BC: Several years ago we had a leadership turnover at the school. The academic affairs associate dean position was open, and I was asked to take it on a short-term basis. I resisted. I didn’t want to be taken out of the classroom even a bit, and I certainly didn’t want to disrupt my scholarly agenda. But in the event they talked me into it, and I very quickly discovered just how worthwhile the administrative work can be. 

One of the core responsibilities of that position is the curriculum, and as a result you soon come to appreciate in a deep way the wide range of amazing things that all your colleagues teach, including all sorts of areas that are far-removed from your own. You come to understand how important these other topics are to the students, to employers, to your colleagues, and then you begin to see how all these separate parts work together – and how they might be improved. It’s fascinating. You find out even more about how interesting your colleagues are, and I love that. 

You’re also going to have a seat at the table when at least some of the important issues that come through the dean’s office are decided.If you care about the life of your institution – and I certainly do – this is priceless. There’s also the unexpected, one-off problems that emerge on a daily basis, challenges that somebody has to deal with. Sometimes those are unpleasant, but usually there’s a way of looking at it where it is, at bottom, a puzzle to be solved, one that can make life better for the students, or a colleague, or one of our fabulous staff members, and so on.
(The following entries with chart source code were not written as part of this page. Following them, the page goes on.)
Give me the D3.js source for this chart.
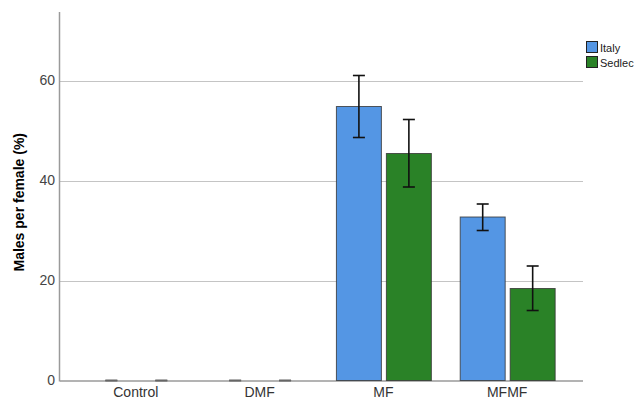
<!DOCTYPE html>
<html><head><meta charset="utf-8">
<script src="https://cdn.jsdelivr.net/npm/d3@7"></script>
<style>body{margin:0;background:#fff;overflow:hidden}svg{display:block;font-family:"Liberation Sans",Arial,sans-serif}</style>
</head><body><svg id="c" width="635" height="403"></svg>
<script>
const categories = ["Control", "DMF", "MF", "MFMF"];
const series = ["Italy", "Sedlec"];
const italyMean = [0, 0, 54.8, 32.7];
const italyLow  = [0, 0, 48.6, 30.0];
const italyHigh = [0, 0, 61.0, 35.3];
const sedlecMean = [0, 0, 45.4, 18.4];
const sedlecLow  = [0, 0, 38.7, 14.0];
const sedlecHigh = [0, 0, 52.2, 22.9];
const yTicks = [0, 20, 40, 60];
const colors = ["#5496E4", "#2A8227"];

const svg = d3.select("#c");
const L = 60, R = 583, T = 12, B = 380.5;
const x = d3.scaleBand().domain(categories).range([L, R]).paddingInner(0.233).paddingOuter(0.229);
const xs = d3.scaleBand().domain(series).range([0, x.bandwidth()]).paddingInner(0.1);
const y = d3.scaleLinear().domain([0, 73.7]).range([B, T]);

const data = [];
categories.forEach((c, i) => {
  data.push({c, s: "Italy", v: italyMean[i], lo: italyLow[i], hi: italyHigh[i], col: colors[0]});
  data.push({c, s: "Sedlec", v: sedlecMean[i], lo: sedlecLow[i], hi: sedlecHigh[i], col: colors[1]});
});

// gridlines
svg.append("g").selectAll("line").data(yTicks.filter(d => d > 0)).join("line")
  .attr("x1", L).attr("x2", R).attr("y1", d => Math.round(y(d)) + 0.5).attr("y2", d => Math.round(y(d)) + 0.5)
  .attr("stroke", "#c4c4c4").attr("stroke-width", 1);

// y axis
const ya = svg.append("g").attr("transform", `translate(${L},0)`)
  .call(d3.axisLeft(y).tickValues(yTicks).tickSize(0).tickPadding(5));
ya.select(".domain").remove();
ya.selectAll("text").attr("font-size", 14).attr("fill", "#444").attr("font-family", "Liberation Sans, Arial, sans-serif");
svg.append("line").attr("x1", L - 0.5).attr("x2", L - 0.5).attr("y1", T).attr("y2", B + 1).attr("stroke", "#9a9a9a").attr("stroke-width", 1.5);

// x axis
const xa = svg.append("g").attr("transform", `translate(0,${B})`)
  .call(d3.axisBottom(x).tickSize(0).tickPadding(7));
xa.select(".domain").remove();
xa.selectAll("text").attr("font-size", 14).attr("fill", "#333").attr("font-family", "Liberation Sans, Arial, sans-serif");
svg.append("line").attr("x1", L).attr("x2", R).attr("y1", B + 0.5).attr("y2", B + 0.5).attr("stroke", "#9a9a9a").attr("stroke-width", 1.5);

// bars
svg.append("g").selectAll("rect").data(data).join("rect")
  .attr("x", d => x(d.c) + xs(d.s) + 0.5)
  .attr("y", d => y(d.v))
  .attr("width", xs.bandwidth())
  .attr("height", d => B - y(d.v))
  .attr("fill", d => d.col)
  .attr("stroke", d => d.v > 0 ? "#333" : "#888").attr("stroke-width", 1).attr("stroke-opacity", 0.8);

// error bars
const eb = svg.append("g").attr("stroke-width", 1.6);
data.forEach(d => {
  const cx = x(d.c) + xs(d.s) + xs.bandwidth() / 2 + 0.5;
  const col = d.v > 0 ? "#111" : "#666";
  eb.append("line").attr("stroke", col).attr("x1", cx).attr("x2", cx).attr("y1", y(d.hi)).attr("y2", y(d.lo));
  eb.append("line").attr("stroke", col).attr("x1", cx - 6).attr("x2", cx + 6).attr("y1", y(d.hi)).attr("y2", y(d.hi));
  eb.append("line").attr("stroke", col).attr("x1", cx - 6).attr("x2", cx + 6).attr("y1", y(d.lo)).attr("y2", y(d.lo));
});

// y title
svg.append("text").attr("transform", `translate(24,${(T + B) / 2 + 6}) rotate(-90)`)
  .attr("text-anchor", "middle").attr("font-size", 14).attr("font-weight", "bold").attr("fill", "#000")
  .text("Males per female (%)");

// legend
const lg = svg.append("g").attr("transform", "translate(586,41)");
series.forEach((s, i) => {
  lg.append("rect").attr("x", 0.5).attr("y", i * 15 + 0.5).attr("width", 11).attr("height", 11)
    .attr("fill", colors[i]).attr("stroke", "#222").attr("stroke-width", 1);
  lg.append("text").attr("x", 14).attr("y", i * 15 + 10.5).attr("font-size", 11).attr("fill", "#222").text(s);
});
</script></body></html>
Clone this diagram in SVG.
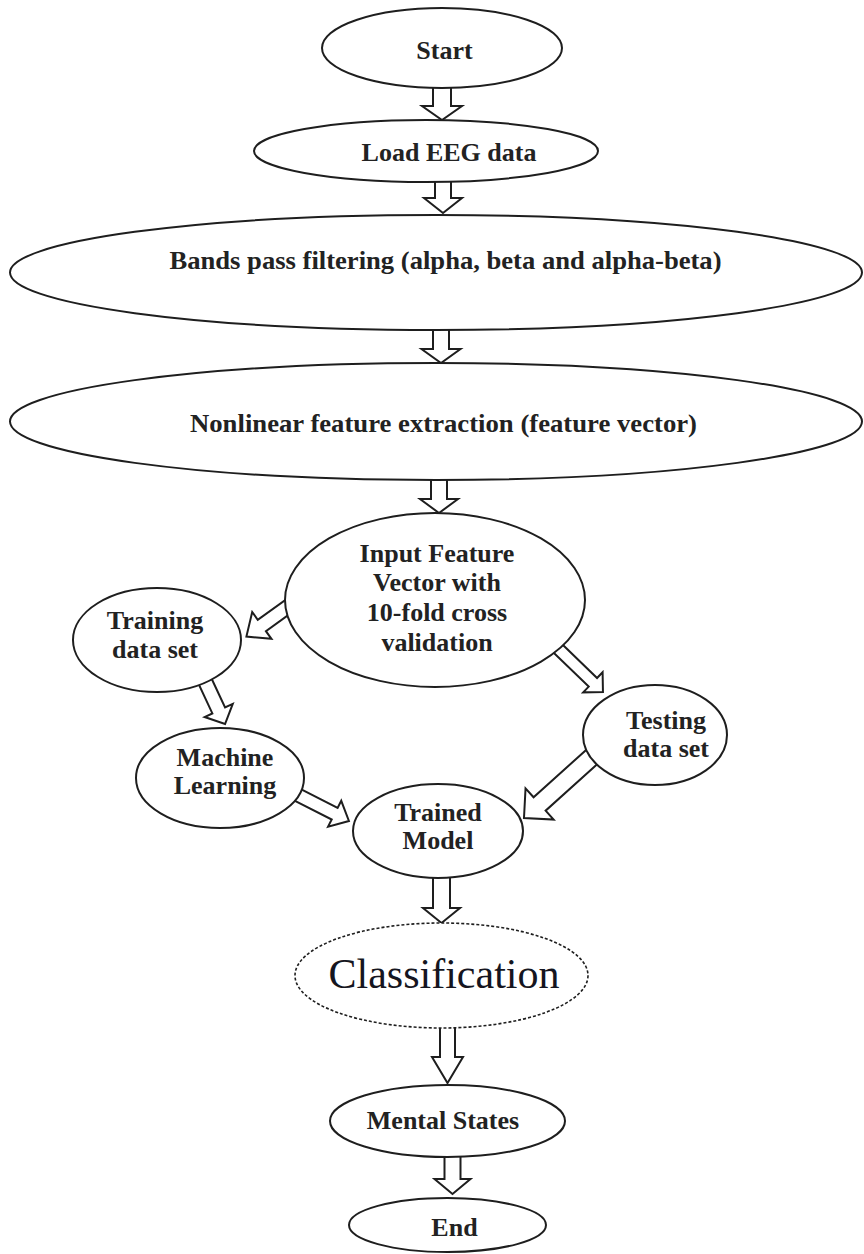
<svg xmlns="http://www.w3.org/2000/svg" width="864" height="1254" viewBox="0 0 864 1254">
<style>
.n{fill:#fff;stroke:#1e1e1e;stroke-width:2}
.d{fill:#fff;stroke:#1e1e1e;stroke-width:1.6;stroke-dasharray:3 2}
.a{fill:#fff;stroke:#1e1e1e;stroke-width:2;stroke-linejoin:miter}
.t{font-family:"Liberation Serif","Times New Roman",serif;font-weight:bold;font-size:26px;fill:#222;text-anchor:middle}
.c{font-family:"Liberation Serif","Times New Roman",serif;font-size:42px;fill:#151520;text-anchor:middle}
</style>
<rect width="864" height="1254" fill="#fff"/>
<g id="connectors">
<path class="a" transform="translate(442,84) rotate(90)" d="M0,-9 L22,-9 L22,-20 L36,0 L22,20 L22,9 L0,9 Z"/>
<path class="a" transform="translate(443,176) rotate(90)" d="M0,-8 L22,-8 L22,-19 L37,0 L22,19 L22,8 L0,8 Z"/>
<path class="a" transform="translate(441,326) rotate(90)" d="M0,-8 L23,-8 L23,-19.5 L37,0 L23,19.5 L23,8 L0,8 Z"/>
<path class="a" transform="translate(439,474) rotate(90)" d="M0,-8 L25,-8 L25,-19 L39,0 L25,19 L25,8 L0,8 Z"/>
<path class="a" transform="translate(300,598) rotate(144.3)" d="M0,-7 L47,-7 L47,-16.5 L66,0 L47,16.5 L47,7 L0,7 Z"/>
<path class="a" transform="translate(201.8,674.2) rotate(65)" d="M0,-7 L40,-7 L40,-15.5 L55,0 L40,15.5 L40,7 L0,7 Z"/>
<path class="a" transform="translate(291,791.5) rotate(27)" d="M0,-6.5 L49,-6.5 L49,-14.5 L65,0 L49,14.5 L49,6.5 L0,6.5 Z"/>
<path class="a" transform="translate(552.6,643.4) rotate(44)" d="M0,-6 L56,-6 L56,-14 L70,0 L56,14 L56,6 L0,6 Z"/>
<path class="a" transform="translate(598.3,751.1) rotate(138)" d="M0,-9 L79,-9 L79,-21 L100,0 L79,21 L79,9 L0,9 Z"/>
<path class="a" transform="translate(441.5,870) rotate(90)" d="M0,-8.5 L38,-8.5 L38,-18.5 L53,0 L38,18.5 L38,8.5 L0,8.5 Z"/>
<path class="a" transform="translate(447.5,1020) rotate(90)" d="M0,-7.5 L37,-7.5 L37,-15.5 L63,0 L37,15.5 L37,7.5 L0,7.5 Z"/>
<path class="a" transform="translate(452.5,1150) rotate(90)" d="M0,-8 L29,-8 L29,-18 L44,0 L29,18 L29,8 L0,8 Z"/>
</g>
<g id="start"><ellipse class="n" cx="442" cy="48" rx="120" ry="40"/><text class="t" x="444.5" y="59">Start</text></g>
<g id="load"><ellipse class="n" cx="426" cy="151" rx="172" ry="31"/><text class="t" x="449" y="161">Load EEG data</text></g>
<g id="bands"><ellipse class="n" cx="436" cy="272.5" rx="426" ry="57.5"/><text class="t" x="445.5" y="269" textLength="552" lengthAdjust="spacingAndGlyphs">Bands pass filtering (alpha, beta and alpha-beta)</text></g>
<g id="nonlinear"><ellipse class="n" cx="436" cy="421.5" rx="426" ry="58.5"/><text class="t" x="443.5" y="432" textLength="507" lengthAdjust="spacingAndGlyphs">Nonlinear feature extraction (feature vector)</text></g>
<g id="input"><ellipse class="n" cx="435" cy="600" rx="150" ry="87"/><text class="t" x="437" y="562">Input Feature</text><text class="t" x="437" y="591">Vector with</text><text class="t" x="437" y="621">10-fold cross</text><text class="t" x="437" y="651">validation</text></g>
<g id="training"><ellipse class="n" cx="157" cy="640" rx="84" ry="52"/><text class="t" x="155" y="629">Training</text><text class="t" x="155" y="658">data set</text></g>
<g id="machine"><ellipse class="n" cx="220" cy="778" rx="84" ry="50"/><text class="t" x="225" y="765.5">Machine</text><text class="t" x="225" y="794">Learning</text></g>
<g id="testing"><ellipse class="n" cx="655" cy="735" rx="72" ry="50"/><text class="t" x="666" y="728.5">Testing</text><text class="t" x="666" y="756.5">data set</text></g>
<g id="trained"><ellipse class="n" cx="438" cy="831" rx="85" ry="47"/><text class="t" x="438" y="820.5">Trained</text><text class="t" x="438" y="849">Model</text></g>
<g id="classification"><ellipse class="d" cx="441.5" cy="975.5" rx="146.5" ry="52.5"/><text class="c" x="444" y="988">Classification</text></g>
<g id="mental"><ellipse class="n" cx="447.5" cy="1121" rx="117.5" ry="36"/><text class="t" x="443" y="1129">Mental States</text></g>
<g id="end"><ellipse class="n" cx="447.5" cy="1225" rx="98.5" ry="27"/><text class="t" x="454.5" y="1236">End</text></g>
</svg>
If you can look at it that way, even the annoying stuff becomes rewarding. This may actually be the part that keeps me in the job, more than all the rest.

The downside of all this is that I have much less time than I would like for my scholarship. I am still very actively engaged, though, especially during summer. I’m nearing completion of a book project that has been my occupation for many years, a deep dive into the long-term history of the laws relating to detention and lethal force in the national security setting prior to 9/11. As for teaching, I still teach the same amount as I ever did. It’s the core of the job, and I just didn’t want to walk away, even temporarily, from any of my courses.